PROBLEM
Retype, exactly as they stand, the lines from the start of the data to the line that contains "(u-net) at (1102,106.1)", both ends included. Leave the pictures out.

DATA EXCERPT
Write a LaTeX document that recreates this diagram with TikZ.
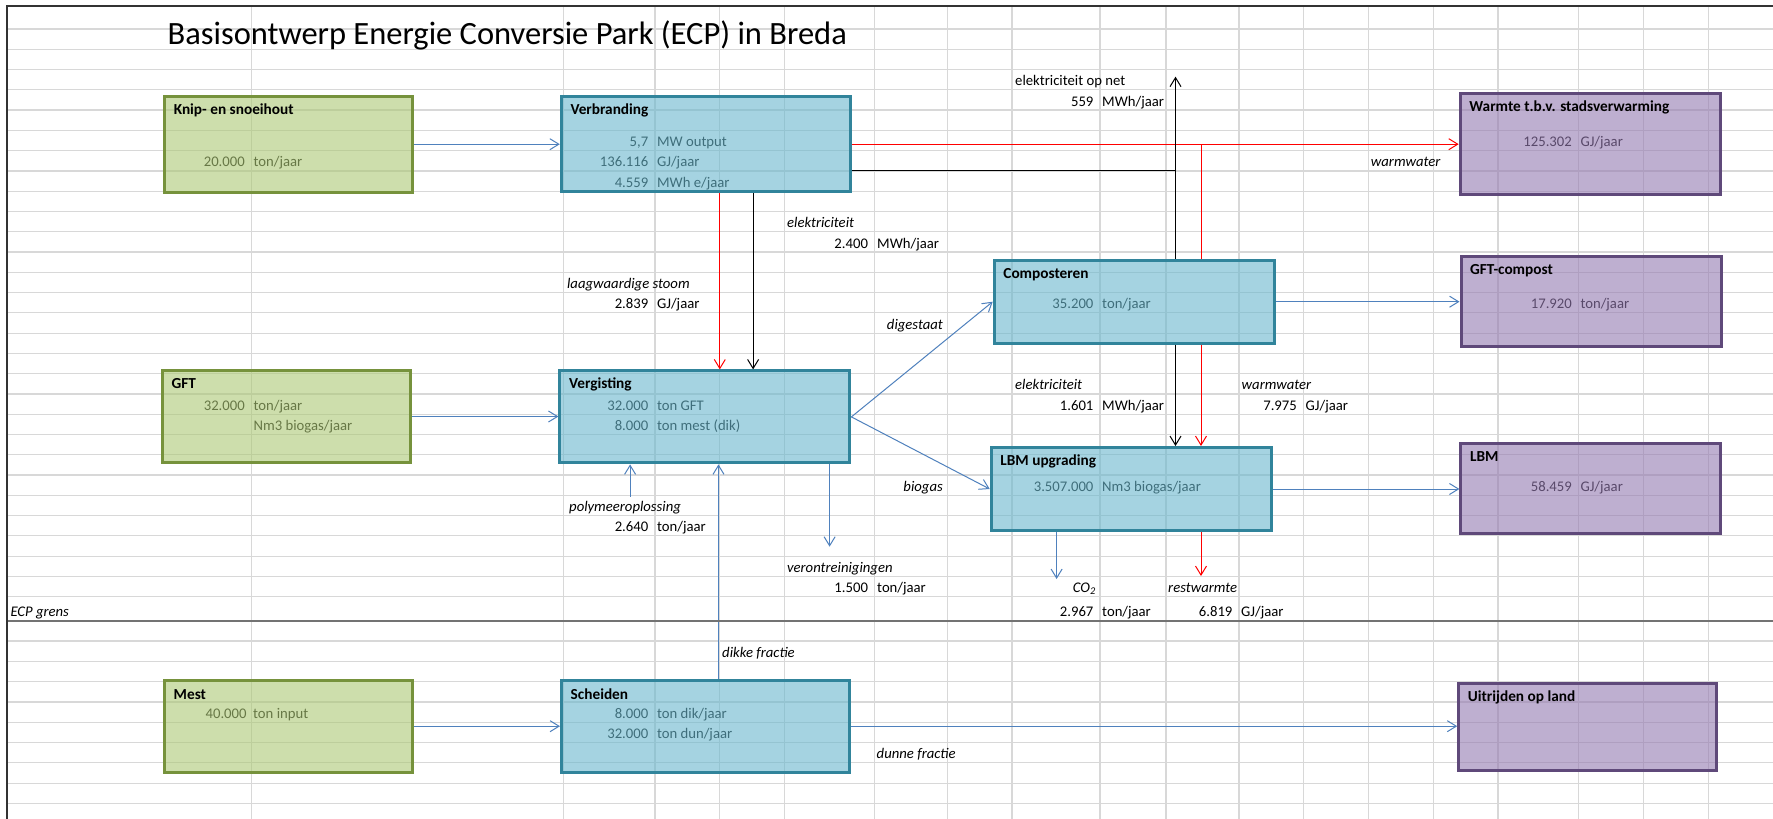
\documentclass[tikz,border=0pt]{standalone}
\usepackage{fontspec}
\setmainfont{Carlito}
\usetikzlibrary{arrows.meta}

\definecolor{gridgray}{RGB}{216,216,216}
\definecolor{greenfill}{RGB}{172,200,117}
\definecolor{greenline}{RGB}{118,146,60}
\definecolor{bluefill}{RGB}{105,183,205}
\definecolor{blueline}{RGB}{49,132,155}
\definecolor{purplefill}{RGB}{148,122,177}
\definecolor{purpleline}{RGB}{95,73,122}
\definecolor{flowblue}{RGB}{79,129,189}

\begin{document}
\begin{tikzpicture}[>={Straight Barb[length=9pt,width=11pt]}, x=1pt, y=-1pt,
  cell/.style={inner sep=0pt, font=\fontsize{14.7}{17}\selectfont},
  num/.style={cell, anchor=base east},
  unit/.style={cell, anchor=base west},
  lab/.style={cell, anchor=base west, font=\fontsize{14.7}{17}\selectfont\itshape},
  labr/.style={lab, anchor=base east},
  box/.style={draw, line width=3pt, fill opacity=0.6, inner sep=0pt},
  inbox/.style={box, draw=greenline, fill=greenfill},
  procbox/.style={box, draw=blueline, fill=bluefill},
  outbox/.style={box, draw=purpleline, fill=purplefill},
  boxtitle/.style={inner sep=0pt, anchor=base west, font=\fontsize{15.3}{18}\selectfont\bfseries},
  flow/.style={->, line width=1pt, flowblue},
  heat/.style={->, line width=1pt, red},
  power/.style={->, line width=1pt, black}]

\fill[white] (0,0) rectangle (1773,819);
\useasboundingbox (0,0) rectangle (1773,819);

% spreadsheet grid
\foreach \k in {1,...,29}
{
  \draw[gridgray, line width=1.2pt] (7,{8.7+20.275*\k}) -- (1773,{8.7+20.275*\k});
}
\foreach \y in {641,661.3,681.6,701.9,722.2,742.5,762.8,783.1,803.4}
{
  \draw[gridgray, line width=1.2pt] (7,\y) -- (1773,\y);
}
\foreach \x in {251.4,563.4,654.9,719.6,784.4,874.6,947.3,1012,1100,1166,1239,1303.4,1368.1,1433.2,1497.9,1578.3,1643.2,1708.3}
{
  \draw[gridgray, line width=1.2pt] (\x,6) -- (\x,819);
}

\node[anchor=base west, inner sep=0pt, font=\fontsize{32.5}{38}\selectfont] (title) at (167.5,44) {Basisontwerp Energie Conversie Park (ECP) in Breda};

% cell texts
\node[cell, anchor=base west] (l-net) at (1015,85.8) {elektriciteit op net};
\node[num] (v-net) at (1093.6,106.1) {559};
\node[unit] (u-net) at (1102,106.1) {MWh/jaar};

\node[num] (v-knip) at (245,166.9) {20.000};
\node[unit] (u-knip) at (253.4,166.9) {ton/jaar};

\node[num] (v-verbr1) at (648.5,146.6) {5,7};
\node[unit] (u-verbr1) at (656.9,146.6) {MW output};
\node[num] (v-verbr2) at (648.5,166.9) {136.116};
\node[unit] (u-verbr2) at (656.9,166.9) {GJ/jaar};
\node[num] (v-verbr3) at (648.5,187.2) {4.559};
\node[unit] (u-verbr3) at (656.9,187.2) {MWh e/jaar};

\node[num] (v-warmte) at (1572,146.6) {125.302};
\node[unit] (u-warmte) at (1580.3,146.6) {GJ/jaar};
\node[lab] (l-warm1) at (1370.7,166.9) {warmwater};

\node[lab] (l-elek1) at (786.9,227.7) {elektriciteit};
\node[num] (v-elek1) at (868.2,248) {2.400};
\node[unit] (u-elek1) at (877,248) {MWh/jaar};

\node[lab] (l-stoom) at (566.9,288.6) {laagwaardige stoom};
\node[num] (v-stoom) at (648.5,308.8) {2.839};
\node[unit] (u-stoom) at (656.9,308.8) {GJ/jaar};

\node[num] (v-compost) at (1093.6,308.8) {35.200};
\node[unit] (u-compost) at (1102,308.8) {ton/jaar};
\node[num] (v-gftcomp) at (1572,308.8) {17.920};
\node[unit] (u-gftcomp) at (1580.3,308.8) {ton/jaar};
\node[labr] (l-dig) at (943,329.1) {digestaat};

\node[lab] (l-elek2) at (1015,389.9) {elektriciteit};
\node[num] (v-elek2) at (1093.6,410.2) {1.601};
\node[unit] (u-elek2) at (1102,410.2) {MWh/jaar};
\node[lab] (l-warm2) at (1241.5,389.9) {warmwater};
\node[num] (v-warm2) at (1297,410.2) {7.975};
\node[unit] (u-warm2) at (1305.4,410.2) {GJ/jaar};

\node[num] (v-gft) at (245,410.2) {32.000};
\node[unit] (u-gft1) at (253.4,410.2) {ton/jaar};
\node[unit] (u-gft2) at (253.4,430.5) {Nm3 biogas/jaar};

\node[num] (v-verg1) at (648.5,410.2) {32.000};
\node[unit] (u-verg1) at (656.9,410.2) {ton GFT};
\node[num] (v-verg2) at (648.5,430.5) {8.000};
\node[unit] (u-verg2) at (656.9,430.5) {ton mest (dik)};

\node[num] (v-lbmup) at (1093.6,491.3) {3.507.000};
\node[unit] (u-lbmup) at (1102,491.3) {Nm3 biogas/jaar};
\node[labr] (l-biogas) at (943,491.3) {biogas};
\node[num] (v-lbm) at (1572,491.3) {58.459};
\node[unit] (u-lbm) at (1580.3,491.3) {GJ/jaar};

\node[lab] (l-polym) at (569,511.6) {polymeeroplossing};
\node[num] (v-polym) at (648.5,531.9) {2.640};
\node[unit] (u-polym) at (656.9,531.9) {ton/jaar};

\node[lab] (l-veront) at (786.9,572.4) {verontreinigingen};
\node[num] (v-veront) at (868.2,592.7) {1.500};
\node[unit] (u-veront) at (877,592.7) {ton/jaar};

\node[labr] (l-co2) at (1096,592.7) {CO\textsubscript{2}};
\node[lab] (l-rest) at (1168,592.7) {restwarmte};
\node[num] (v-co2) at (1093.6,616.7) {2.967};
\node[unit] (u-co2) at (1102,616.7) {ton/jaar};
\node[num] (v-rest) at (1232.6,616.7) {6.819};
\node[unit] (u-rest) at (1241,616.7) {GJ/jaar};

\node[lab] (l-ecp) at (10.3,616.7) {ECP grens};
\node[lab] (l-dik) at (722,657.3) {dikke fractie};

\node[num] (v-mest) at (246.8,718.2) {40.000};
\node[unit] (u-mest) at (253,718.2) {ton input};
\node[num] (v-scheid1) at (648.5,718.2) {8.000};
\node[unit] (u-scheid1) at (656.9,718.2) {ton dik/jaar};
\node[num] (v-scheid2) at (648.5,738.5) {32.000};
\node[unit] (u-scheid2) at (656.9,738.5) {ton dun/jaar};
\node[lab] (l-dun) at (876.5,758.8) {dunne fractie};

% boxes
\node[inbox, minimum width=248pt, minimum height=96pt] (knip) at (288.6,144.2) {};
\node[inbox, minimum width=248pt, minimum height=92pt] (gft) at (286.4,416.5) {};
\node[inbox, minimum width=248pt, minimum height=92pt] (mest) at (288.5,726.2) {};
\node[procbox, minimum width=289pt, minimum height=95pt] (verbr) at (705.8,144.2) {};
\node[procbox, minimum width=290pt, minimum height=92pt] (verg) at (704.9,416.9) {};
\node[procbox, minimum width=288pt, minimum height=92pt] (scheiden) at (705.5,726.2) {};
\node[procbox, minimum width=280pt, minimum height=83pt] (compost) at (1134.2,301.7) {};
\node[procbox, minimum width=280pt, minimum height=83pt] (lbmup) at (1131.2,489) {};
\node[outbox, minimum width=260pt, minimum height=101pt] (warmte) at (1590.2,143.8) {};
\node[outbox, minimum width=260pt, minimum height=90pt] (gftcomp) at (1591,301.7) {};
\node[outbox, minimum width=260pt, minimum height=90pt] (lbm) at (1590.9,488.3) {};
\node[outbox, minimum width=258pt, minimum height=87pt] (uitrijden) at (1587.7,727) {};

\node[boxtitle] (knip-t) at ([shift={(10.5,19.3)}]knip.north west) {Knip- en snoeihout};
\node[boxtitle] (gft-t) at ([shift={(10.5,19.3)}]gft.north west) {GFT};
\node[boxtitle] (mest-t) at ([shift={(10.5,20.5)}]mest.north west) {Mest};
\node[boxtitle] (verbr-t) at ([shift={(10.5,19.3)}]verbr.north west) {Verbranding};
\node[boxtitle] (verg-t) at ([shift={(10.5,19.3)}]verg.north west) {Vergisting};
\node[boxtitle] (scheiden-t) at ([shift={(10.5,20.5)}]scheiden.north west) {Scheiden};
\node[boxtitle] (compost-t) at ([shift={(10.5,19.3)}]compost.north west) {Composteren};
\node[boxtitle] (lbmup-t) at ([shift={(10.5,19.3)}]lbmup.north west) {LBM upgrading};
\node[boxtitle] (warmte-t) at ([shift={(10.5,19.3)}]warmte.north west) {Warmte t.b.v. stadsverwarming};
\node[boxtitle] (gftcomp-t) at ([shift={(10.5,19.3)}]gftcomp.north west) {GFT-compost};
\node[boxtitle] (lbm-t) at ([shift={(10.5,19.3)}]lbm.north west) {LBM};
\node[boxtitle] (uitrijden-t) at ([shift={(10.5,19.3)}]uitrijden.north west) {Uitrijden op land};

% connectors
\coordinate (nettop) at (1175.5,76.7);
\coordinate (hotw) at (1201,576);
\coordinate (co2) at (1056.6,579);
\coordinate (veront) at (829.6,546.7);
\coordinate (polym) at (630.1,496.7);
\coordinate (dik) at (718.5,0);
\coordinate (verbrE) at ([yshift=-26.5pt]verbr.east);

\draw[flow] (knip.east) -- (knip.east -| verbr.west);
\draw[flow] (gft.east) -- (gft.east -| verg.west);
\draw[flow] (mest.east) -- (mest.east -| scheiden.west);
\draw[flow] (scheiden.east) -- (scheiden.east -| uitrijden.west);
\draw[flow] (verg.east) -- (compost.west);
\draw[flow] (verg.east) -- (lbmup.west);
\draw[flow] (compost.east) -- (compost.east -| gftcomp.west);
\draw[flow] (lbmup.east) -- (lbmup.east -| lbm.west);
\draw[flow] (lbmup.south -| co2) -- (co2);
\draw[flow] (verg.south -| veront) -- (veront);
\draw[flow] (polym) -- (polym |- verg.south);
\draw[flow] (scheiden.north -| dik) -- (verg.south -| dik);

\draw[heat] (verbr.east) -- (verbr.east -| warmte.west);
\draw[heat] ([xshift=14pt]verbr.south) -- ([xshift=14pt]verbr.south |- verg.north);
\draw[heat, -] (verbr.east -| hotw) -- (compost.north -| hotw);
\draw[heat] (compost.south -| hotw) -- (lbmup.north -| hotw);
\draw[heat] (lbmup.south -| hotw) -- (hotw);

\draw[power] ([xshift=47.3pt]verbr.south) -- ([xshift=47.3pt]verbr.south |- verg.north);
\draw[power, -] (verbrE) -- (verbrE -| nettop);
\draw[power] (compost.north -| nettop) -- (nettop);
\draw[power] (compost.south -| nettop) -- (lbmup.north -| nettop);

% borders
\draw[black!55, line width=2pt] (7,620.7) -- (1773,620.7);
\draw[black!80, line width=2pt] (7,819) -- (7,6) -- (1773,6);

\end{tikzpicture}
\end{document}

RESPONSE TO THIS EXERCISE
Write a LaTeX document that recreates this diagram with TikZ.
\documentclass[tikz,border=0pt]{standalone}
\usepackage{fontspec}
\setmainfont{Carlito}
\usetikzlibrary{arrows.meta}

\definecolor{gridgray}{RGB}{216,216,216}
\definecolor{greenfill}{RGB}{172,200,117}
\definecolor{greenline}{RGB}{118,146,60}
\definecolor{bluefill}{RGB}{105,183,205}
\definecolor{blueline}{RGB}{49,132,155}
\definecolor{purplefill}{RGB}{148,122,177}
\definecolor{purpleline}{RGB}{95,73,122}
\definecolor{flowblue}{RGB}{79,129,189}

\begin{document}
\begin{tikzpicture}[>={Straight Barb[length=9pt,width=11pt]}, x=1pt, y=-1pt,
  cell/.style={inner sep=0pt, font=\fontsize{14.7}{17}\selectfont},
  num/.style={cell, anchor=base east},
  unit/.style={cell, anchor=base west},
  lab/.style={cell, anchor=base west, font=\fontsize{14.7}{17}\selectfont\itshape},
  labr/.style={lab, anchor=base east},
  box/.style={draw, line width=3pt, fill opacity=0.6, inner sep=0pt},
  inbox/.style={box, draw=greenline, fill=greenfill},
  procbox/.style={box, draw=blueline, fill=bluefill},
  outbox/.style={box, draw=purpleline, fill=purplefill},
  boxtitle/.style={inner sep=0pt, anchor=base west, font=\fontsize{15.3}{18}\selectfont\bfseries},
  flow/.style={->, line width=1pt, flowblue},
  heat/.style={->, line width=1pt, red},
  power/.style={->, line width=1pt, black}]

\fill[white] (0,0) rectangle (1773,819);
\useasboundingbox (0,0) rectangle (1773,819);

% spreadsheet grid
\foreach \k in {1,...,29}
{
  \draw[gridgray, line width=1.2pt] (7,{8.7+20.275*\k}) -- (1773,{8.7+20.275*\k});
}
\foreach \y in {641,661.3,681.6,701.9,722.2,742.5,762.8,783.1,803.4}
{
  \draw[gridgray, line width=1.2pt] (7,\y) -- (1773,\y);
}
\foreach \x in {251.4,563.4,654.9,719.6,784.4,874.6,947.3,1012,1100,1166,1239,1303.4,1368.1,1433.2,1497.9,1578.3,1643.2,1708.3}
{
  \draw[gridgray, line width=1.2pt] (\x,6) -- (\x,819);
}

\node[anchor=base west, inner sep=0pt, font=\fontsize{32.5}{38}\selectfont] (title) at (167.5,44) {Basisontwerp Energie Conversie Park (ECP) in Breda};

% cell texts
\node[cell, anchor=base west] (l-net) at (1015,85.8) {elektriciteit op net};
\node[num] (v-net) at (1093.6,106.1) {559};
\node[unit] (u-net) at (1102,106.1) {MWh/jaar};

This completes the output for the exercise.